Since hydrogen fuel is already so much more expensive than natural gas to make the same amount of power, these investments would substantially increase energy costs.
DCNF reports in the article that Energy Secretary Granholm said that the hundreds of millions of dollars in investment funds would clear up “market uncertainty” that “too often delays progress” on green hydrogen projects. That is, the government will use tax dollars to make sure it is implemented even though it makes no economic sense and is, in fact, a net economic loss. So much for waiting for demand to motivate green hydrogen adoption, its supply side all the way.
The Biden administration expects green hydrogen will be able to replace natural gas in home use and transportation, as well as provide backup electricity for when solar and wind fail.
Expanding green hydrogen to all those functions is unreasonable, because if land-hungry sources like wind and solar are used to power electrolysis to generate green hydrogen, and hydrogen power is supposed to provide backup electricity for when wind and solar don’t work, there would need to be a massive expansion of wind and solar. Expanding it to every home will require retrofitting the pipes into every home and to every appliance using the fuel.

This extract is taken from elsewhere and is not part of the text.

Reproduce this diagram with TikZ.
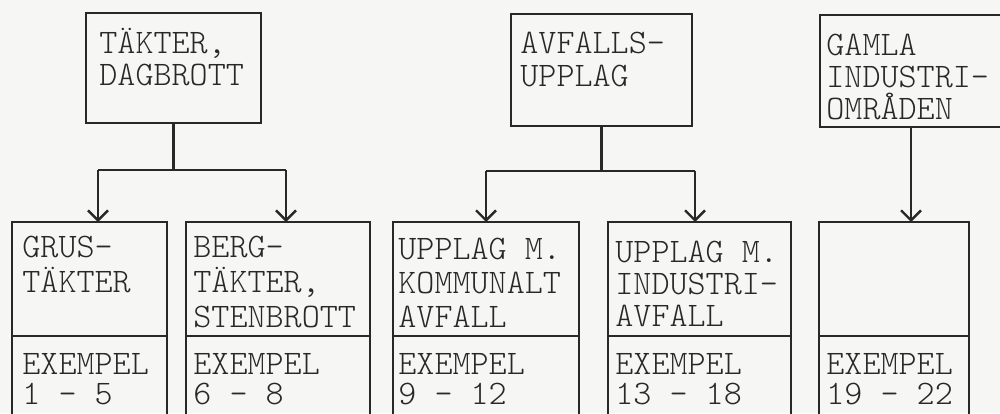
\documentclass[tikz,border=0pt]{standalone}
\usetikzlibrary{arrows.meta}
\definecolor{paper}{RGB}{246,246,244}
\definecolor{ink}{RGB}{40,40,40}
\newcommand{\tl}[2]{\vtop{\baselineskip=#1pt\lineskiplimit=-20pt\lineskip=0pt #2}}
\begin{document}
\begin{tikzpicture}[x=0.5pt,y=-0.5pt,
  box/.style={draw=ink,line width=1.2pt,rectangle,inner sep=0pt,outer sep=0pt,anchor=north west},
  txt/.style={anchor=base west,inner sep=0pt,text=ink,font=\fontseries{l}\ttfamily\fontsize{17.2}{17}\selectfont},
  arr/.style={draw=ink,line width=1.2pt,-{Straight Barb[length=5pt,width=10pt,line width=1.2pt]}},
  conn/.style={draw=ink,line width=1.2pt}]
\useasboundingbox (0,0) rectangle (1000,413);
\fill[paper] (0,0) rectangle (1000,413);
\clip (0,0) rectangle (1000,413);
% top boxes
\node[box,minimum width=87.5pt,minimum height=55pt] (A) at (86,13) {};
\node[box,minimum width=90.5pt,minimum height=56pt] (B) at (511,14) {};
\node[box,minimum width=91pt,minimum height=56pt] (C) at (820,15) {};
% bottom boxes
\node[box,minimum width=77.5pt,minimum height=115pt] (b1) at (12,222) {};
\node[box,minimum width=92pt,minimum height=115pt] (b2) at (186,222) {};
\node[box,minimum width=93pt,minimum height=115pt] (b3) at (393,222) {};
\node[box,minimum width=91.5pt,minimum height=115pt] (b4) at (608,222) {};
\node[box,minimum width=75pt,minimum height=115pt] (b5) at (819,222) {};
% dividers
\coordinate (dv) at (0,336);
\foreach \b in {b1,b2,b3,b4,b5}{
  \draw[conn] (\b.west |- dv) -- (\b.east |- dv);
}
% texts top
\node[txt] (tA) at (99,53) {\tl{16}{\hbox{TÄKTER,}\hbox{DAGBROTT}}};
\node[txt] (tB) at (520,53) {\tl{16.5}{\hbox{AVFALLS-}\hbox{UPPLAG}}};
\node[txt] (tC) at (826,55) {\tl{16}{\hbox{GAMLA}\hbox{INDUSTRI-}\hbox{OMRÅDEN}}};
% texts bottom
\node[txt] (t1) at (22,257) {\tl{17.5}{\hbox{GRUS-}\hbox{TÄKTER}}};
\node[txt] (t2) at (193,257) {\tl{17.7}{\hbox{BERG-}\hbox{TÄKTER,}\hbox{STENBROTT}}};
\node[txt] (t3) at (398,259) {\tl{17}{\hbox{UPPLAG M.}\hbox{KOMMUNALT}\hbox{AVFALL}}};
\node[txt] (t4) at (615,262) {\tl{16.2}{\hbox{UPPLAG M.}\hbox{INDUSTRI-}\hbox{AVFALL}}};
\node[txt] (e1) at (22,374) {\tl{15.3}{\hbox{EXEMPEL}\hbox{1 - 5}}};
\node[txt] (e2) at (193,374) {\tl{15.3}{\hbox{EXEMPEL}\hbox{6 - 8}}};
\node[txt] (e3) at (398,374) {\tl{15.3}{\hbox{EXEMPEL}\hbox{9 - 12}}};
\node[txt] (e4) at (615,374) {\tl{15.3}{\hbox{EXEMPEL}\hbox{13 - 18}}};
\node[txt] (e5) at (826,374) {\tl{15.3}{\hbox{EXEMPEL}\hbox{19 - 22}}};
% connectors
\coordinate (ja1) at (98,170);
\coordinate (ja2) at (286,170);
\coordinate (jb1) at (486,171);
\coordinate (jb2) at (695,171);
\draw[conn] (A.south) -- (A.south |- ja1);
\draw[conn] (ja1) -- (ja2);
\draw[arr] (ja1) -- (b1.north -| ja1);
\draw[arr] (ja2) -- (b2.north -| ja2);
\draw[conn] (B.south) -- (B.south |- jb1);
\draw[conn] (jb1) -- (jb2);
\draw[arr] (jb1) -- (b3.north -| jb1);
\draw[arr] (jb2) -- (b4.north -| jb2);
\draw[arr] (C.south) -- (b5.north -| C.south);
\end{tikzpicture}
\end{document}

Climate Realism has described the issues with just expanding wind for electricity generation on its own, here, here, and here, for example. If solar is used for the hydrogen generation, the best regions of the world for solar, like the American Southwest, also happen to be the ones that struggle with water issues, which green hydrogen production would surely exacerbate.

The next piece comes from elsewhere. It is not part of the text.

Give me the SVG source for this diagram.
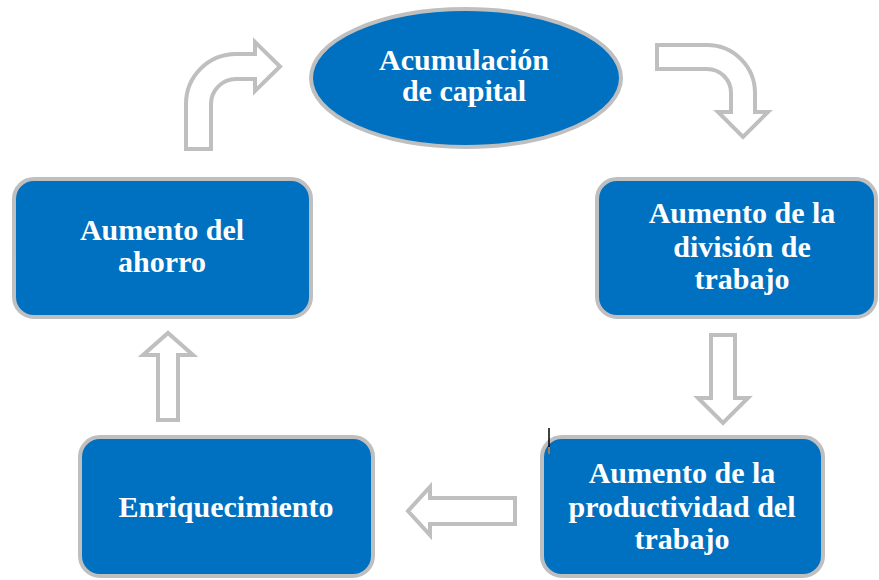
<svg xmlns="http://www.w3.org/2000/svg" width="879" height="580" viewBox="0 0 879 580">
<style>
.box{fill:#0070C0;stroke:#BFBFBF;stroke-width:4}
.arr{fill:#FFFFFF;stroke:#BFBFBF;stroke-width:4;stroke-linejoin:miter}
.t{font-family:"Liberation Serif","Times New Roman",serif;font-weight:bold;font-size:30px;fill:#FFFFFF;text-anchor:middle}
</style>
<rect width="879" height="580" fill="#FFFFFF"/>
<g id="connectors">
<path class="arr" d="M186,149 V104 A50,50 0 0 1 236,54 H255 V42 L280,66.5 L255,91 V79 H236 A25,25 0 0 0 211,104 V149 Z"/>
<path class="arr" d="M657,45 H707 A48,48 0 0 1 755,93 V112 H768 L743,137 L718,112 H731 V93 A24,24 0 0 0 707,69 H657 Z"/>
<path class="arr" d="M711,335 H735 V398 H748 L723,423 L698,398 H711 Z"/>
<path class="arr" d="M515,498 V524 H430 V535 L408,511 L430,487 V498 Z"/>
<path class="arr" d="M158,420 V355 H143 L168,333 L193,355 H178 V420 Z"/>
</g>
<g id="acumulacion">
<ellipse class="box" cx="466" cy="78" rx="155" ry="69"/>
<text class="t" x="464" y="70">Acumulación</text>
<text class="t" x="464" y="101">de capital</text>
</g>
<g id="division">
<rect class="box" x="597" y="179" width="279" height="138" rx="20"/>
<text class="t" x="742" y="223">Aumento de la</text>
<text class="t" x="742" y="257">división de</text>
<text class="t" x="742" y="289">trabajo</text>
</g>
<g id="productividad">
<rect class="box" x="542" y="437" width="281" height="139" rx="20"/>
<text class="t" x="682" y="483">Aumento de la</text>
<text class="t" x="682" y="517">productividad del</text>
<text class="t" x="682" y="549">trabajo</text>
</g>
<g id="enriquecimiento">
<rect class="box" x="80" y="437" width="293" height="139" rx="20"/>
<text class="t" x="226" y="517">Enriquecimiento</text>
</g>
<g id="ahorro">
<rect class="box" x="14" y="179" width="297" height="138" rx="20"/>
<text class="t" x="162" y="240">Aumento del</text>
<text class="t" x="162" y="272">ahorro</text>
</g>
<g id="cursor">
<line x1="549" y1="428" x2="549" y2="447" stroke="#000000" stroke-width="1.5"/>
<line x1="549" y1="447" x2="549" y2="454" stroke="#E07B20" stroke-width="1.5"/>
</g>
</svg>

Hydrogen burns clean, with only water as its output, and is already widely used in industrial applications, but when it is made “green” it suffers from high costs, complex infrastructure, and limited usefulness, the same as other green tech. The Biden administration seems to be hoping that subsidizing the technology enough will make the issues disappear. However, like The Daily Caller correctly explains, there are more than just price tag issues holding mass expansion of green hydrogen use back.